Write out the opening lines of the data word for word, up to and including the line with "import numpy as np", and leave every picture and every later line out.

* Material provided *
- - - - -

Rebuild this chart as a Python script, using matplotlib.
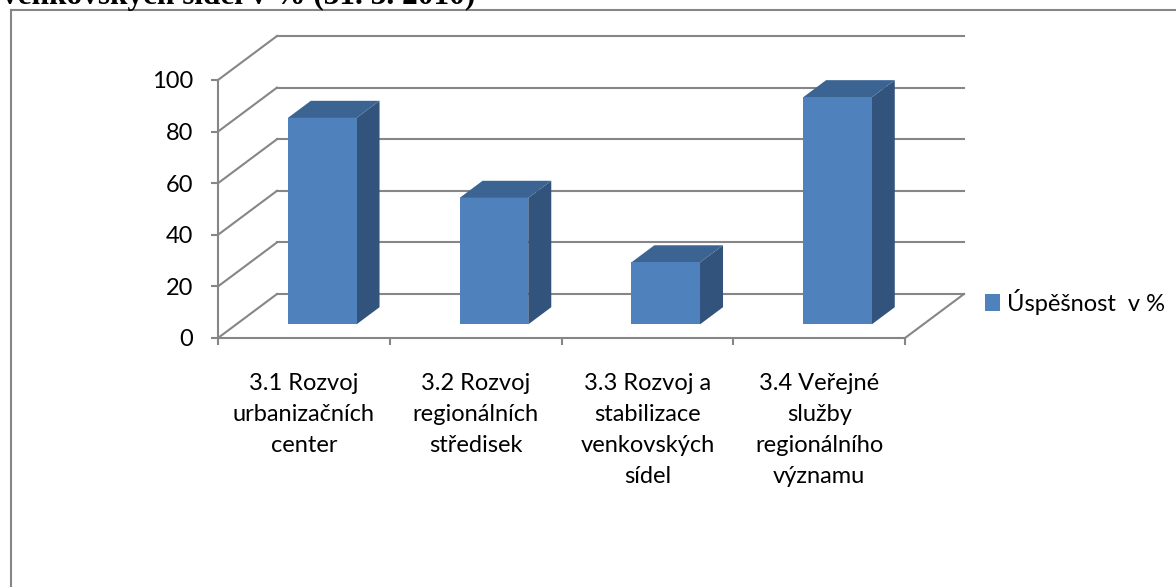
"""
Excel-style 3D column chart: Úspěšnost v % by priority area.
"""
import matplotlib
matplotlib.use("Agg")
import matplotlib.pyplot as plt
from matplotlib.patches import Polygon, Patch
from matplotlib.lines import Line2D
import numpy as np

# data
categories = [
    "3.1 Rozvoj\nurbanizačních\ncenter",
    "3.2 Rozvoj\nregionálních\nstředisek",
    "3.3 Rozvoj a\nstabilizace\nvenkovských\nsídel",
    "3.4 Veřejné\nslužby\nregionálního\nvýznamu",
]
values = [80, 49, 24, 88]
yticks = [0, 20, 40, 60, 80, 100]
series_name = "Úspěšnost  v %"
title = "venkovských sídel v % (31. 3. 2010)"

FONT = "Lato"
FS = 17
GRID = "#868686"
FRONT = "#4F81BD"
SIDE = "#32537C"
TOP = "#3C6493"

W, H = 1176, 587
fig = plt.figure(figsize=(W / 100, H / 100), dpi=100)

# front plane of the plot area in pixels
x0, x1 = 218, 905
y0, y1 = 338, 80
ax = fig.add_axes([x0 / W, 1 - y0 / H, (x1 - x0) / W, (y0 - y1) / H])
n = len(values)
ax.set_xlim(0, n)
ax.set_ylim(0, 100)

# depth of the 3D box in data units
DX = 59 / (x1 - x0) * n
DY = 44 / ((y0 - y1) / 100)

# walls: diagonal on the left side, horizontal on the back
for v in yticks:
    ax.add_line(Line2D([0, DX], [v, v + DY], color=GRID, lw=1.5, clip_on=False))
    ax.add_line(Line2D([DX, n + DX], [v + DY, v + DY], color=GRID, lw=1.5, clip_on=False))
ax.add_line(Line2D([n, n + DX], [0, DY], color=GRID, lw=1.5, clip_on=False))

# bars
bw = 0.40
f0, f1 = 0.31, 0.70
xc = np.arange(n) + 0.5
for c, v in zip(xc, values):
    xl = c - bw / 2 + f0 * DX
    xr = c + bw / 2 + f0 * DX
    b = f0 * DY
    ddx = (f1 - f0) * DX
    ddy = (f1 - f0) * DY
    ax.add_patch(Polygon([(xr, b), (xr + ddx, b + ddy), (xr + ddx, b + v + ddy), (xr, b + v)],
                         closed=True, facecolor=SIDE, edgecolor="none", clip_on=False, zorder=3))
    ax.add_patch(Polygon([(xl, b + v), (xr, b + v), (xr + ddx, b + v + ddy), (xl + ddx, b + v + ddy)],
                         closed=True, facecolor=TOP, edgecolor="none", clip_on=False, zorder=3))
ax.bar(xc + f0 * DX, values, width=bw, bottom=f0 * DY, color=FRONT, zorder=4, clip_on=False)

# axes
for s in ["top", "right"]:
    ax.spines[s].set_visible(False)
for s in ["left", "bottom"]:
    ax.spines[s].set_color(GRID)
    ax.spines[s].set_linewidth(1.5)
ax.set_yticks(yticks)
ax.set_yticklabels([str(t) for t in yticks], fontsize=FS, family=FONT)
ax.set_xticks(np.arange(n + 1))
ax.set_xticklabels([])
ax.set_xticks(xc, minor=True)
ax.set_xticklabels(categories, minor=True, fontsize=FS, family=FONT, linespacing=1.6, va="top")
ax.tick_params(axis="x", which="minor", length=0, pad=25)
ax.tick_params(axis="both", which="major", color=GRID, width=1.5, length=5)
ax.tick_params(axis="y", pad=13)
ax.patch.set_visible(False)

# legend
fig.legend(handles=[Patch(facecolor=FRONT, edgecolor="none", label=series_name)],
           loc="center left", bbox_to_anchor=(976 / W, 1 - 302 / H), frameon=False,
           prop={"family": FONT, "size": FS}, handlelength=0.6, handleheight=0.75,
           handletextpad=0.3, borderaxespad=0)

# chart frame (cut off at right and bottom)
fig.add_artist(Line2D([11 / W, 11 / W], [1 - 10 / H, 0], color=GRID, lw=1.5))
fig.add_artist(Line2D([11 / W, 1], [1 - 10 / H, 1 - 10 / H], color=GRID, lw=1.5))

# title line, mostly cropped by the top edge
fig.text(2 / W, 1 - 4 / H, title, family="Liberation Serif", fontweight="bold",
         fontsize=22.5, va="baseline", ha="left")

fig.savefig("out.png", dpi=100)
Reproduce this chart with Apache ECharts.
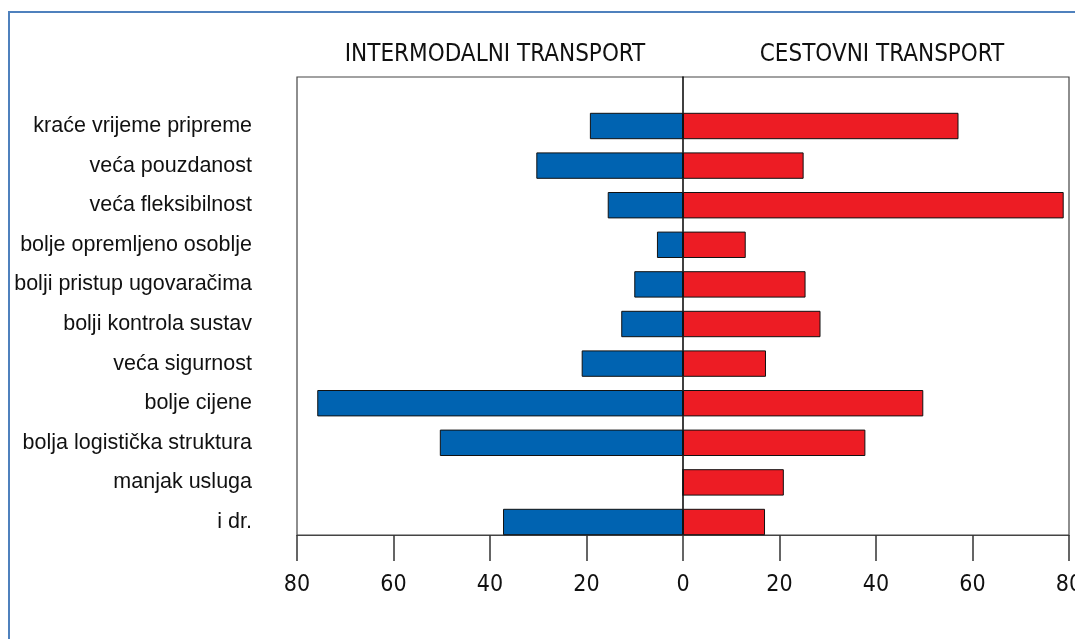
<!DOCTYPE html>
<html>
<head>
<meta charset="utf-8">
<script src="https://cdn.jsdelivr.net/npm/echarts@6/dist/echarts.min.js"></script>
<style>html,body{margin:0;padding:0;background:#fff;}#c{width:1075px;height:639px;}</style>
</head>
<body>
<div id="c"></div>
<script>
const categories = ['kraće vrijeme pripreme','veća pouzdanost','veća fleksibilnost','bolje opremljeno osoblje','bolji pristup ugovaračima','bolji kontrola sustav','veća sigurnost','bolje cijene','bolja logistička struktura','manjak usluga','i dr.'];
const intermodalni = [19.3, 30.4, 15.6, 5.4, 10.1, 12.8, 21.0, 75.8, 50.4, 0, 37.3];
const cestovni = [57.1, 25.0, 78.9, 13.0, 25.4, 28.5, 17.2, 49.8, 37.8, 20.9, 17.0];
const titles = ['INTERMODALNI TRANSPORT', 'CESTOVNI TRANSPORT'];
const xTicks = [-80, -60, -40, -20, 0, 20, 40, 60, 80];

const narrow = "'DejaVu Sans Condensed','Liberation Sans Narrow',sans-serif";
const regular = "'Liberation Sans',Arial,sans-serif";
const chart = echarts.init(document.getElementById('c'));
chart.setOption({
  animation: false,
  backgroundColor: '#fff',
  title: [
    {text: titles[0], left: 490, top: 38, textAlign: 'center', textStyle: {fontFamily: narrow, fontSize: 24, fontWeight: 'normal', color: '#111'}},
    {text: titles[1], left: 877, top: 38, textAlign: 'center', textStyle: {fontFamily: narrow, fontSize: 24, fontWeight: 'normal', color: '#111'}}
  ],
  graphic: [
    {type: 'rect', shape: {x: 9, y: 12, width: 1200, height: 800}, style: {fill: 'none', stroke: '#4f81bd', lineWidth: 2}, silent: true, z: 0}
  ],
  grid: [
    {left: 297, right: 6, top: 77, bottom: 104, show: true, borderColor: '#444', borderWidth: 1.2, backgroundColor: 'transparent', outerBoundsMode: 'none', containLabel: false},
    {left: 297, right: 6, top: 106.2, height: 435.6, outerBoundsMode: 'none', containLabel: false}
  ],
  xAxis: [
    {type: 'value', gridIndex: 0, min: -80, max: 80, interval: 20,
     axisLine: {show: true, lineStyle: {color: '#444', width: 1.2}},
     axisTick: {show: true, length: 26, lineStyle: {color: '#333', width: 1.5}},
     splitLine: {show: false},
     axisLabel: {margin: 39, fontFamily: narrow, fontSize: 23, color: '#111', hideOverlap: false,
                 formatter: v => xTicks.indexOf(v) >= 0 ? String(Math.abs(v)) : ''}},
    {type: 'value', gridIndex: 1, min: -80, max: 80, show: false}
  ],
  yAxis: [
    {type: 'value', gridIndex: 0, min: 0, max: 1,
     axisLine: {show: true, onZero: true, lineStyle: {color: '#000', width: 1.5}},
     axisTick: {show: false}, axisLabel: {show: false}, splitLine: {show: false}},
    {type: 'category', gridIndex: 1, data: categories, inverse: true,
     axisLine: {show: false}, axisTick: {show: false},
     axisLabel: {margin: 45, fontFamily: regular, fontSize: 21.5, color: '#111', padding: [4, 0, 0, 0]}}
  ],
  series: [
    {type: 'bar', xAxisIndex: 1, yAxisIndex: 1, name: titles[0],
     data: intermodalni.map(v => -v), barWidth: 26.4, barGap: '-100%',
     itemStyle: {color: '#0063b1', borderColor: '#111', borderWidth: 1}},
    {type: 'bar', xAxisIndex: 1, yAxisIndex: 1, name: titles[1],
     data: cestovni, barWidth: 26.4, barGap: '-100%',
     itemStyle: {color: '#ed1c24', borderColor: '#111', borderWidth: 1}}
  ]
});
</script>
</body>
</html>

- - - - -

* Exercise solution *
Rebuild this chart as a Python script, using matplotlib.
"""
Excel-style 3D column chart: Úspěšnost v % by priority area.
"""
import matplotlib
matplotlib.use("Agg")
import matplotlib.pyplot as plt
from matplotlib.patches import Polygon, Patch
from matplotlib.lines import Line2D
import numpy as np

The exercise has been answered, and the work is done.